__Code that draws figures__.
───

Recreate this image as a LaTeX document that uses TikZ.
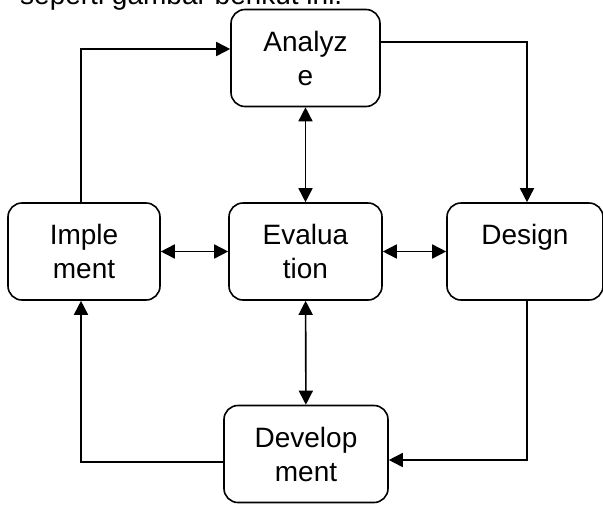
\documentclass[tikz,border=0pt]{standalone}
\usepackage{fontspec}
\setmainfont{Liberation Sans}
\usetikzlibrary{arrows.meta}

\begin{document}
\begin{tikzpicture}[x=1pt, y=-1pt,
    every node/.style={font=\fontsize{28}{34}\selectfont},
    phase/.style={draw, line width=1.6pt, rounded corners=14pt, align=center, inner sep=0pt, minimum height=97pt},
    arr/.style={line width=1.6pt, -{Triangle[length=14pt, width=14pt]}},
    biarr/.style={line width=1.6pt, {Triangle[length=14pt, width=14pt]}-{Triangle[length=14pt, width=14pt]}}]
    \useasboundingbox (0,0) rectangle (603,504);

    % Caption line, cut at the top
    \node[anchor=base west, inner sep=0pt] (caption) at (20,4) {seperti gambar berikut ini.};

    % Phases
    \node[phase, minimum width=149pt] (analyze) at (305.5,58) {Analyz\\e};
    \node[phase, minimum width=152pt] (implement) at (84,251.5) {Imple\\ment};
    \node[phase, minimum width=153pt] (evaluation) at (305.5,251.5) {Evalua\\tion};
    \node[phase, minimum width=156pt] (design) at (525,251.5) {Design\\\phantom{m}};
    \node[phase, minimum width=164pt] (development) at (306,454) {Develop\\ment};

    % Outer cycle
    \draw[arr] ([xshift=-3pt]implement.north) |- ([yshift=9pt]analyze.west);
    \draw[arr] ([yshift=16pt]analyze.east) -| ([xshift=2pt]design.north);
    \draw[arr] ([xshift=2pt]design.south) |- ([yshift=-6pt]development.east);
    \draw[arr] ([yshift=-8pt]development.west) -| ([xshift=-3pt]implement.south);

    % Links to evaluation
    \draw[biarr] (analyze) -- (evaluation);
    \draw[biarr] (evaluation) -- (development);
    \draw[biarr] (implement) -- (evaluation);
    \draw[biarr] (evaluation) -- (design);
\end{tikzpicture}
\end{document}
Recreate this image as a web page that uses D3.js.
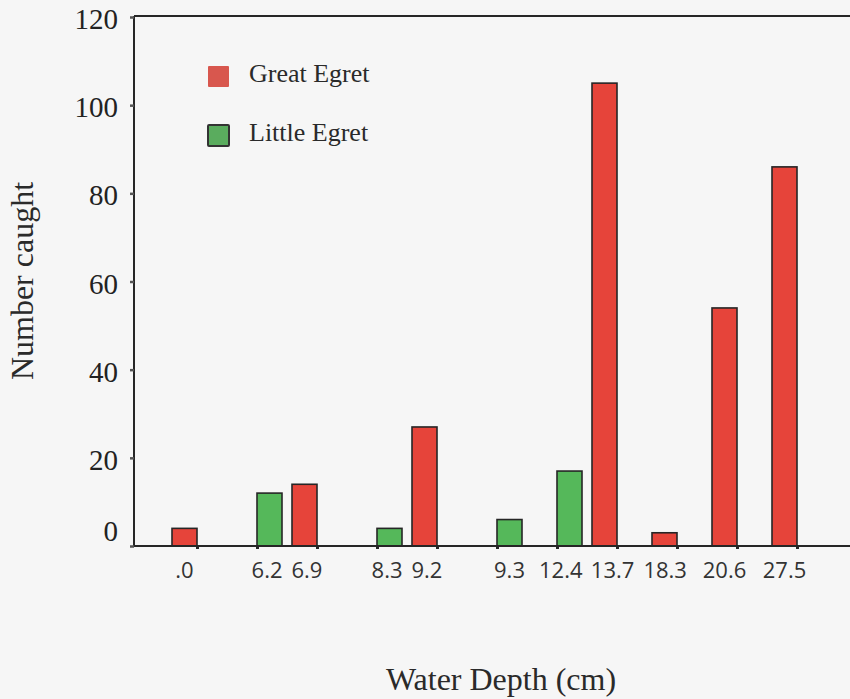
<!DOCTYPE html>
<html>
<head>
<meta charset="utf-8">
<script src="https://cdn.jsdelivr.net/npm/d3@7/dist/d3.min.js"></script>
<style>
  html, body { margin: 0; padding: 0; background: #f6f6f6; }
  svg { display: block; }
</style>
</head>
<body>
<svg id="chart" width="850" height="699"></svg>
<script>
// Water depth classes (cm) and the number of prey caught at each depth
const depths = [".0", "6.2", "6.9", "8.3", "9.2", "9.3", "12.4", "13.7", "18.3", "20.6", "27.5"];
const greatEgret  = [4, null, 14, null, 27, null, null, 105, 3, 54, 86];
const littleEgret = [null, 12, null, 4, null, 6, 17, null, null, null, null];
const yTicks = [0, 20, 40, 60, 80, 100, 120];

const seriesNames = ["Great Egret", "Little Egret"];
const seriesFill = { "Great Egret": "#e6443a", "Little Egret": "#55b85a" };
const legendFill = { "Great Egret": "#d8574e", "Little Egret": "#5aac5e" };

const W = 850, H = 699;
const plotLeft = 134, plotTop = 16, plotBottom = 546, plotRight = 850;
const barW = 25;
const ink = "#262626";
const serif = "'Liberation Serif', 'Times New Roman', serif";

const svg = d3.select("#chart");
svg.append("rect").attr("width", W).attr("height", H).attr("fill", "#f6f6f6");

const x = d3.scalePoint().domain(depths).range([197, 797]);
const y = d3.scaleLinear().domain([0, 120]).range([plotBottom, plotTop + 1]);

// one record per bar; Great Egret bars sit left of their tick, Little Egret bars right of it
const bars = [];
depths.forEach((d, i) => {
  if (greatEgret[i] != null) bars.push({ depth: d, series: "Great Egret", value: greatEgret[i], side: -1 });
  if (littleEgret[i] != null) bars.push({ depth: d, series: "Little Egret", value: littleEgret[i], side: 0 });
});
const barX = b => x(b.depth) + (b.side < 0 ? -barW : 0);

// top rule of the frame
svg.append("line").attr("x1", plotLeft).attr("x2", plotRight).attr("y1", plotTop).attr("y2", plotTop)
  .attr("stroke", ink).attr("stroke-width", 2);

// y axis
const yAxis = svg.append("g").attr("transform", `translate(${plotLeft},0)`)
  .call(d3.axisLeft(y).tickValues(yTicks).tickSize(4).tickPadding(12));
yAxis.select(".domain").attr("stroke", ink).attr("stroke-width", 2)
  .attr("d", `M0,${plotTop}V${plotBottom + 1}`);
yAxis.selectAll(".tick line").attr("stroke", "#555").attr("stroke-width", 2.5);
yAxis.selectAll(".tick text")
  .attr("font-family", serif)
  .attr("font-size", 29).attr("fill", "#222")
  .attr("dy", d => d === 0 ? "-0.2em" : "0.4em");

// bars
svg.append("g").selectAll("rect").data(bars).join("rect")
  .attr("x", barX)
  .attr("y", d => y(d.value))
  .attr("width", barW)
  .attr("height", d => y(0) - y(d.value))
  .attr("fill", d => seriesFill[d.series])
  .attr("stroke", ink).attr("stroke-width", 1.6);

// baseline with category tick marks
const xAxis = svg.append("g").attr("transform", `translate(0,${plotBottom})`)
  .call(d3.axisBottom(x).tickSize(3).tickFormat(""));
xAxis.select(".domain").remove();
xAxis.selectAll(".tick line").attr("stroke", ink).attr("stroke-width", 3);
svg.append("line").attr("x1", plotLeft).attr("x2", plotRight).attr("y1", plotBottom).attr("y2", plotBottom)
  .attr("stroke", ink).attr("stroke-width", 2);

// depth labels under each bar, nudged apart where neighbours would collide
const labels = svg.append("g").selectAll("text").data(bars).join("text")
  .attr("x", d => barX(d) + barW / 2)
  .attr("y", 578)
  .attr("text-anchor", "middle")
  .attr("font-family", "'Open Sans', 'Noto Sans', sans-serif")
  .attr("font-size", 22).attr("fill", "#333")
  .text(d => d.depth);

const placed = [];
labels.each(function(d) {
  placed.push({ node: this, cx: barX(d) + barW / 2, w: this.getComputedTextLength() });
});
const minGap = 9;
for (let i = 1; i < placed.length; i++) {
  const a = placed[i - 1], b = placed[i];
  const overlap = (a.cx + a.w / 2 + minGap) - (b.cx - b.w / 2);
  if (overlap > 0) { a.cx -= overlap / 2; b.cx += overlap / 2; }
}
placed.forEach(p => d3.select(p.node).attr("x", p.cx));

// axis titles
svg.append("text")
  .attr("transform", "translate(33,281) rotate(-90)")
  .attr("text-anchor", "middle")
  .attr("font-family", serif)
  .attr("font-size", 32).attr("fill", "#2a2a2a")
  .text("Number caught");

svg.append("text")
  .attr("x", 501).attr("y", 690)
  .attr("text-anchor", "middle")
  .attr("font-family", serif)
  .attr("font-size", 32).attr("fill", "#2a2a2a")
  .text("Water Depth (cm)");

// legend
const legend = svg.append("g").attr("transform", "translate(208,66)");
const items = legend.selectAll("g").data(seriesNames).join("g")
  .attr("transform", (d, i) => `translate(0,${i * 59})`);
items.append("rect")
  .attr("width", 21).attr("height", 21).attr("rx", 1)
  .attr("fill", d => legendFill[d])
  .attr("stroke", (d, i) => i === 1 ? "#333" : "none")
  .attr("stroke-width", 2);
items.append("text")
  .attr("x", 41).attr("y", 16)
  .attr("font-family", serif)
  .attr("font-size", 26).attr("fill", "#2a2a2a")
  .text(d => d);
</script>
</body>
</html>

───

__Required task__.
Write out the listing word for word, omitting the pictures it holds.

__Correct result__.
Recreate this image as a LaTeX document that uses TikZ.
\documentclass[tikz,border=0pt]{standalone}
\usepackage{fontspec}
\setmainfont{Liberation Sans}
\usetikzlibrary{arrows.meta}

\begin{document}
\begin{tikzpicture}[x=1pt, y=-1pt,
    every node/.style={font=\fontsize{28}{34}\selectfont},
    phase/.style={draw, line width=1.6pt, rounded corners=14pt, align=center, inner sep=0pt, minimum height=97pt},
    arr/.style={line width=1.6pt, -{Triangle[length=14pt, width=14pt]}},
    biarr/.style={line width=1.6pt, {Triangle[length=14pt, width=14pt]}-{Triangle[length=14pt, width=14pt]}}]
    \useasboundingbox (0,0) rectangle (603,504);

    % Caption line, cut at the top
    \node[anchor=base west, inner sep=0pt] (caption) at (20,4) {seperti gambar berikut ini.};

    % Phases
    \node[phase, minimum width=149pt] (analyze) at (305.5,58) {Analyz\\e};
    \node[phase, minimum width=152pt] (implement) at (84,251.5) {Imple\\ment};
    \node[phase, minimum width=153pt] (evaluation) at (305.5,251.5) {Evalua\\tion};
    \node[phase, minimum width=156pt] (design) at (525,251.5) {Design\\\phantom{m}};
    \node[phase, minimum width=164pt] (development) at (306,454) {Develop\\ment};

    % Outer cycle
    \draw[arr] ([xshift=-3pt]implement.north) |- ([yshift=9pt]analyze.west);
    \draw[arr] ([yshift=16pt]analyze.east) -| ([xshift=2pt]design.north);
    \draw[arr] ([xshift=2pt]design.south) |- ([yshift=-6pt]development.east);
    \draw[arr] ([yshift=-8pt]development.west) -| ([xshift=-3pt]implement.south);

    % Links to evaluation
    \draw[biarr] (analyze) -- (evaluation);
    \draw[biarr] (evaluation) -- (development);
    \draw[biarr] (implement) -- (evaluation);
    \draw[biarr] (evaluation) -- (design);
\end{tikzpicture}
\end{document}
Recreate this image as a web page that uses D3.js.
<!DOCTYPE html>
<html>
<head>
<meta charset="utf-8">
<script src="https://cdn.jsdelivr.net/npm/d3@7/dist/d3.min.js"></script>
<style>
  html, body { margin: 0; padding: 0; background: #f6f6f6; }
  svg { display: block; }
</style>
</head>
<body>
<svg id="chart" width="850" height="699"></svg>
<script>
// Water depth classes (cm) and the number of prey caught at each depth
const depths = [".0", "6.2", "6.9", "8.3", "9.2", "9.3", "12.4", "13.7", "18.3", "20.6", "27.5"];
const greatEgret  = [4, null, 14, null, 27, null, null, 105, 3, 54, 86];
const littleEgret = [null, 12, null, 4, null, 6, 17, null, null, null, null];
const yTicks = [0, 20, 40, 60, 80, 100, 120];

const seriesNames = ["Great Egret", "Little Egret"];
const seriesFill = { "Great Egret": "#e6443a", "Little Egret": "#55b85a" };
const legendFill = { "Great Egret": "#d8574e", "Little Egret": "#5aac5e" };

const W = 850, H = 699;
const plotLeft = 134, plotTop = 16, plotBottom = 546, plotRight = 850;
const barW = 25;
const ink = "#262626";
const serif = "'Liberation Serif', 'Times New Roman', serif";

const svg = d3.select("#chart");
svg.append("rect").attr("width", W).attr("height", H).attr("fill", "#f6f6f6");

const x = d3.scalePoint().domain(depths).range([197, 797]);
const y = d3.scaleLinear().domain([0, 120]).range([plotBottom, plotTop + 1]);

// one record per bar; Great Egret bars sit left of their tick, Little Egret bars right of it
const bars = [];
depths.forEach((d, i) => {
  if (greatEgret[i] != null) bars.push({ depth: d, series: "Great Egret", value: greatEgret[i], side: -1 });
  if (littleEgret[i] != null) bars.push({ depth: d, series: "Little Egret", value: littleEgret[i], side: 0 });
});
const barX = b => x(b.depth) + (b.side < 0 ? -barW : 0);

// top rule of the frame
svg.append("line").attr("x1", plotLeft).attr("x2", plotRight).attr("y1", plotTop).attr("y2", plotTop)
  .attr("stroke", ink).attr("stroke-width", 2);

// y axis
const yAxis = svg.append("g").attr("transform", `translate(${plotLeft},0)`)
  .call(d3.axisLeft(y).tickValues(yTicks).tickSize(4).tickPadding(12));
yAxis.select(".domain").attr("stroke", ink).attr("stroke-width", 2)
  .attr("d", `M0,${plotTop}V${plotBottom + 1}`);
yAxis.selectAll(".tick line").attr("stroke", "#555").attr("stroke-width", 2.5);
yAxis.selectAll(".tick text")
  .attr("font-family", serif)
  .attr("font-size", 29).attr("fill", "#222")
  .attr("dy", d => d === 0 ? "-0.2em" : "0.4em");

// bars
svg.append("g").selectAll("rect").data(bars).join("rect")
  .attr("x", barX)
  .attr("y", d => y(d.value))
  .attr("width", barW)
  .attr("height", d => y(0) - y(d.value))
  .attr("fill", d => seriesFill[d.series])
  .attr("stroke", ink).attr("stroke-width", 1.6);

// baseline with category tick marks
const xAxis = svg.append("g").attr("transform", `translate(0,${plotBottom})`)
  .call(d3.axisBottom(x).tickSize(3).tickFormat(""));
xAxis.select(".domain").remove();
xAxis.selectAll(".tick line").attr("stroke", ink).attr("stroke-width", 3);
svg.append("line").attr("x1", plotLeft).attr("x2", plotRight).attr("y1", plotBottom).attr("y2", plotBottom)
  .attr("stroke", ink).attr("stroke-width", 2);

// depth labels under each bar, nudged apart where neighbours would collide
const labels = svg.append("g").selectAll("text").data(bars).join("text")
  .attr("x", d => barX(d) + barW / 2)
  .attr("y", 578)
  .attr("text-anchor", "middle")
  .attr("font-family", "'Open Sans', 'Noto Sans', sans-serif")
  .attr("font-size", 22).attr("fill", "#333")
  .text(d => d.depth);

const placed = [];
labels.each(function(d) {
  placed.push({ node: this, cx: barX(d) + barW / 2, w: this.getComputedTextLength() });
});
const minGap = 9;
for (let i = 1; i < placed.length; i++) {
  const a = placed[i - 1], b = placed[i];
  const overlap = (a.cx + a.w / 2 + minGap) - (b.cx - b.w / 2);
  if (overlap > 0) { a.cx -= overlap / 2; b.cx += overlap / 2; }
}
placed.forEach(p => d3.select(p.node).attr("x", p.cx));

// axis titles
svg.append("text")
  .attr("transform", "translate(33,281) rotate(-90)")
  .attr("text-anchor", "middle")
  .attr("font-family", serif)
  .attr("font-size", 32).attr("fill", "#2a2a2a")
  .text("Number caught");

svg.append("text")
  .attr("x", 501).attr("y", 690)
  .attr("text-anchor", "middle")
  .attr("font-family", serif)
  .attr("font-size", 32).attr("fill", "#2a2a2a")
  .text("Water Depth (cm)");

// legend
const legend = svg.append("g").attr("transform", "translate(208,66)");
const items = legend.selectAll("g").data(seriesNames).join("g")
  .attr("transform", (d, i) => `translate(0,${i * 59})`);
items.append("rect")
  .attr("width", 21).attr("height", 21).attr("rx", 1)
  .attr("fill", d => legendFill[d])
  .attr("stroke", (d, i) => i === 1 ? "#333" : "none")
  .attr("stroke-width", 2);
items.append("text")
  .attr("x", 41).attr("y", 16)
  .attr("font-family", serif)
  .attr("font-size", 26).attr("fill", "#2a2a2a")
  .text(d => d);
</script>
</body>
</html>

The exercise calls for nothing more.